インクジェット(IJ)技術の裾野が広がっている。紙やラベル、パッケージのほかにテキスタイルなどでIJの採用が増えている。多品種小ロット対応や環境対応に強みを持つためだ。材料の無駄が少なくてすむ利点から、エレクトロニクス分野でも活用が進み、各種インクやIJヘッド・装置に強みを持つ日本企業の商機が広がっている。

 IJ技術は環境に優しい。トナーを熱で定着させるレーザープリンターに対し、IJプリンターは熱がかからないので省電力につながる。テキスタイル分野でいえば、従来の捺染作業は工程が長く廃液も多い。IJは版が不要で工程が短く、廃液も少ない。少量多品種を短納期で仕上げられるため需要に応じた生産が可能。

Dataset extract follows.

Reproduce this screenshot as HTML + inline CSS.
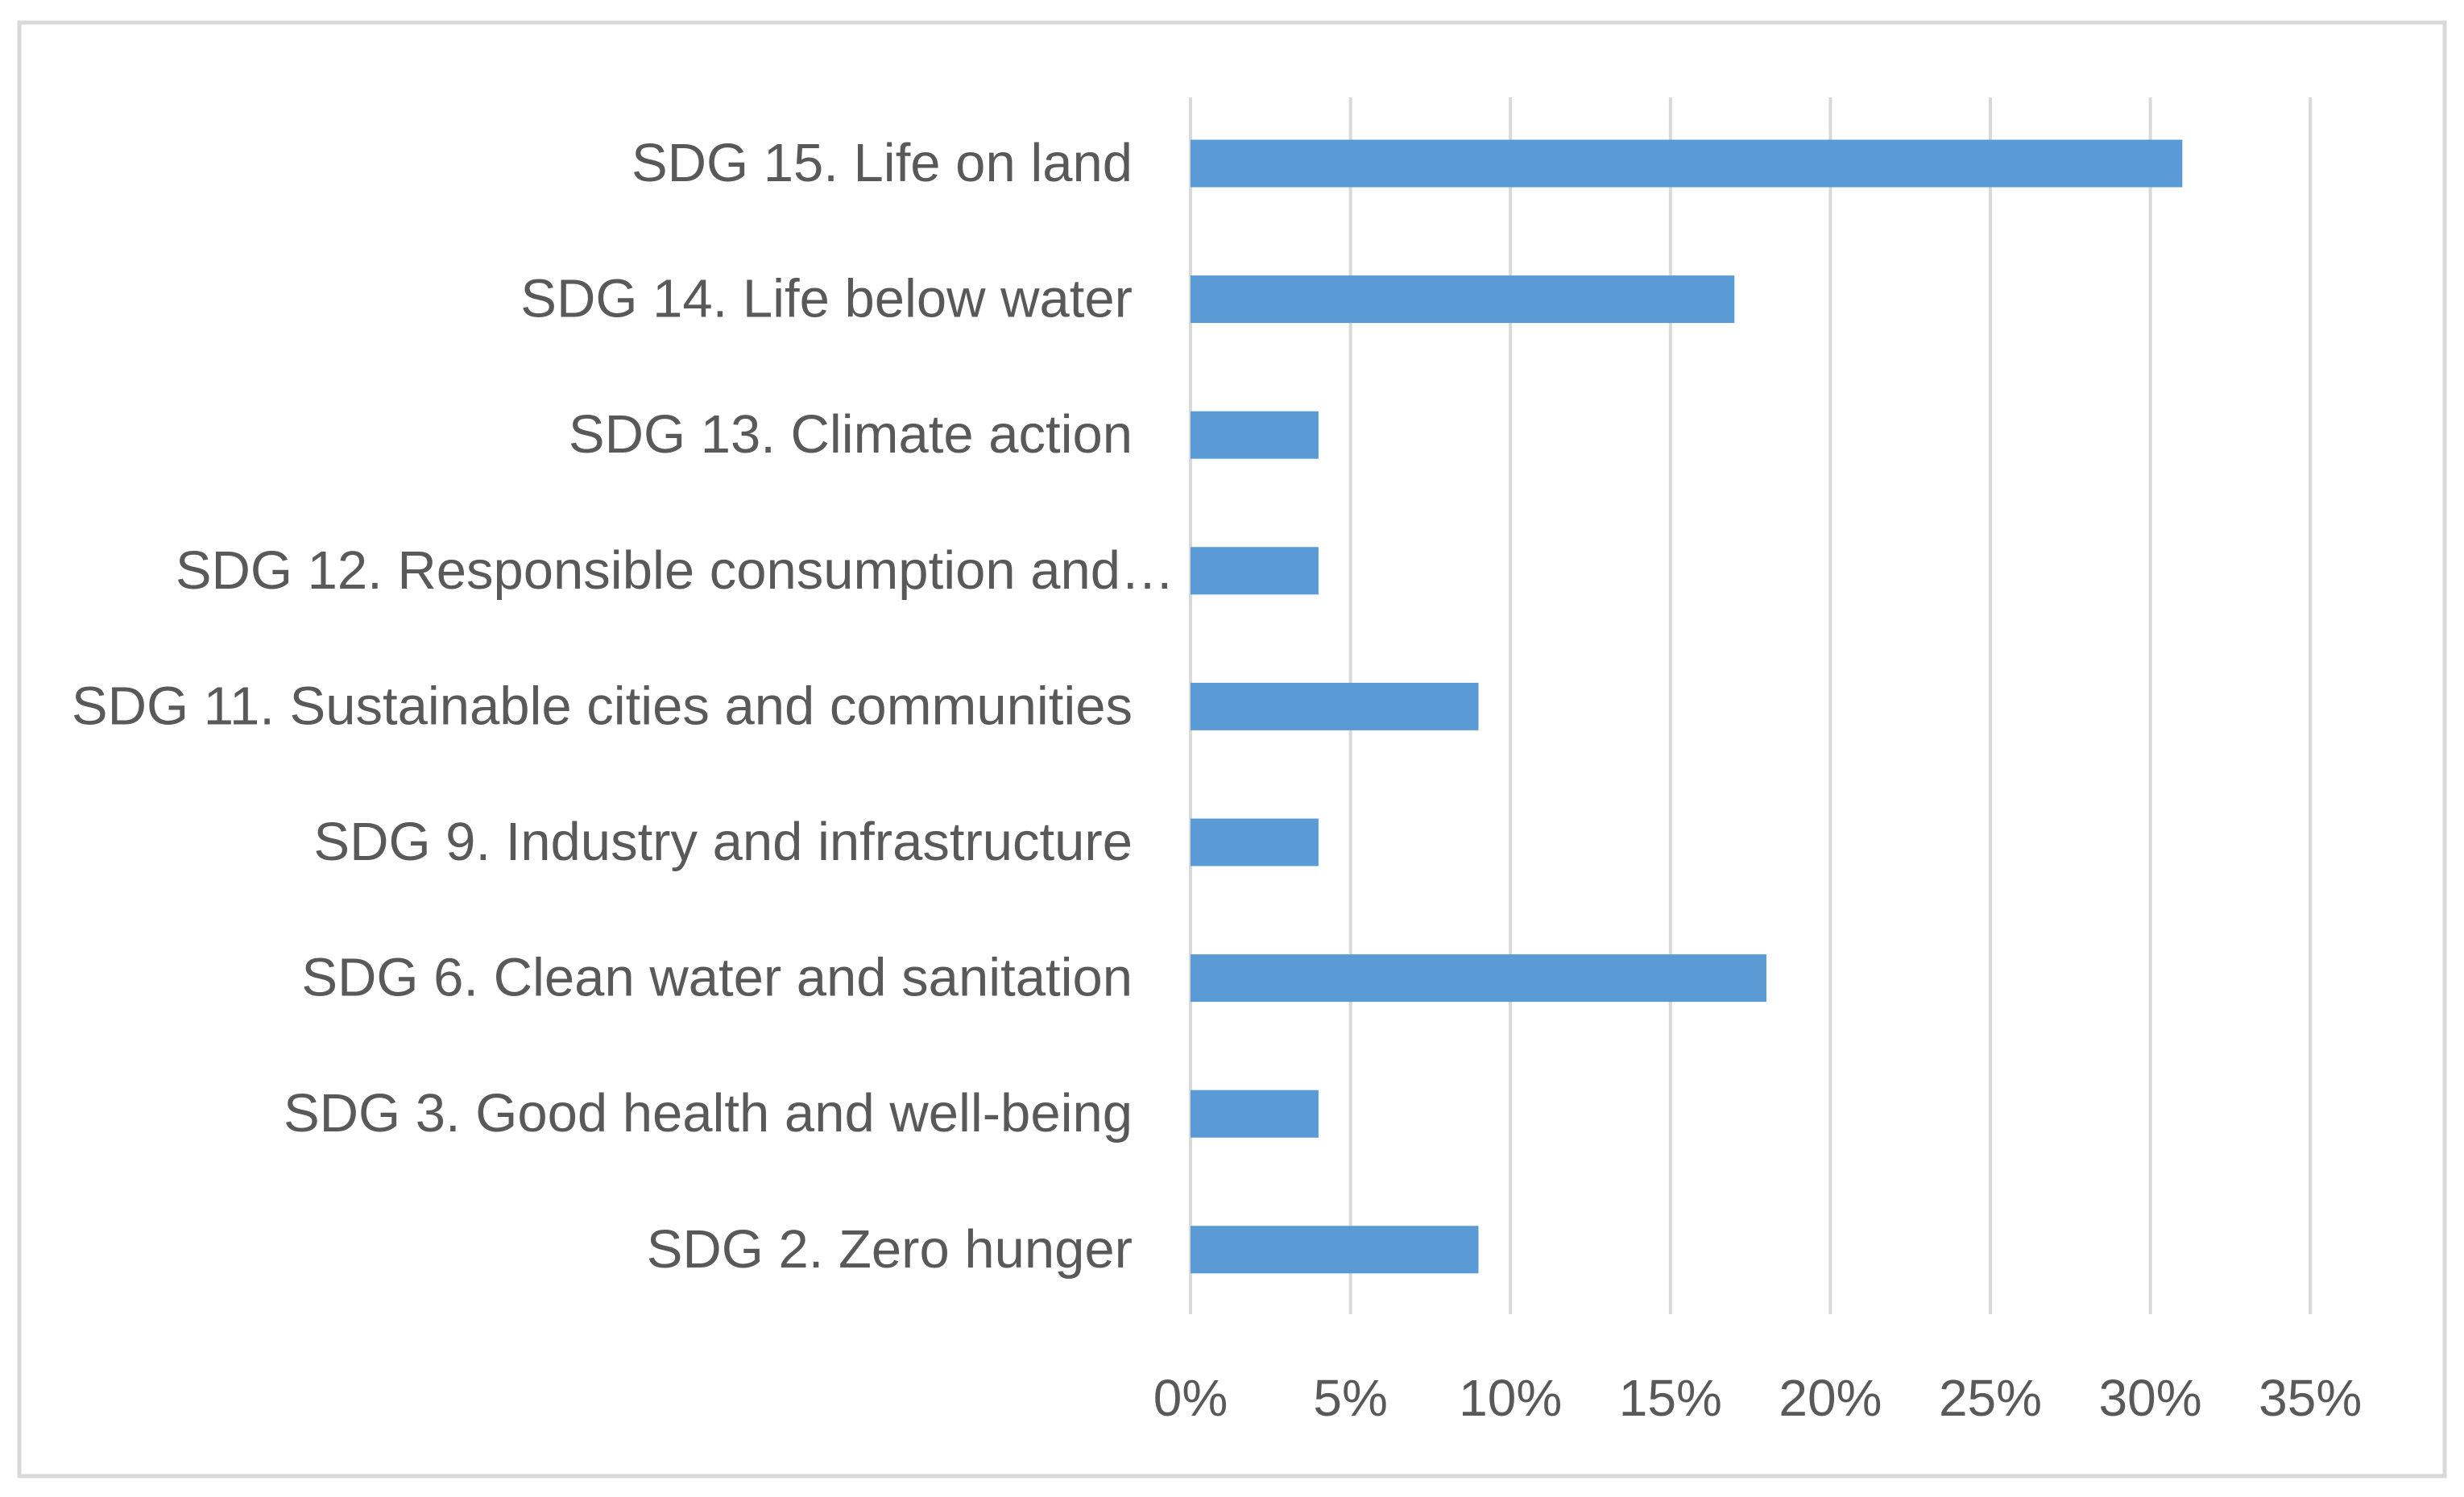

アパレル業界で、たびたび議論に上る売れ残り商品の廃棄問題も解決できる。

 エレクトロニクス分野でも2社の日本企業が世界を牽引しようとしている。1社はエッチング工程を不要とするフレキシブルプリント基板(FPC)生産技術を確立したエレファンテック。シンプルな工程プロセスで使用するエネルギーや水、廃棄物は従来の10分の1以下になる。

 同社は2024年ごろから装置販売も始める予定。約2兆円のFPC市場で「30年までに1割を既存製法から置き換える」(清水信哉社長)と志は高い。素材・装置各社と戦略的提携を結んでおり、三井化学の量産ノウハウやセイコーエプソンのIJヘッド技術などを生かしていく。

 もう1社は、塗布法の有機ELパネルを世界で唯一事業化するJOLED。パナソニックとソニーの有機ELパネル事業を統合して設立されたメーカーだ。住友化学も出資しており、オールジャパンで装置と材料を支援する。すでに中型サイズの量産を始めており、現在は大型パネルの事業化に向けて中国CSOTと開発を進めている。

 このように日本が装置と材料に強みを持つ分野として半導体産業がある。シリコンウエハーやフォトレジストといった材料は、日系メーカーが高いシェアを握っており、装置も20年の売上高上位15社のうち、日本企業が7社を占めている。

 ディスプレイパネルや半導体の生産で海外勢に主導権を奪われた日本。これらの市場は膨大な設備投資が必要であり、これから巻き返すのは至難の業といえる。エレファンテック、JOLEDが取り組むのは「IJを活用した製造技術を売る」戦略。設備負担を抑え、製造技術のパッケージ売りによってグローバル展開を目指す姿は、これから日本のメーカーが進むべき道を示してくれるはずだ。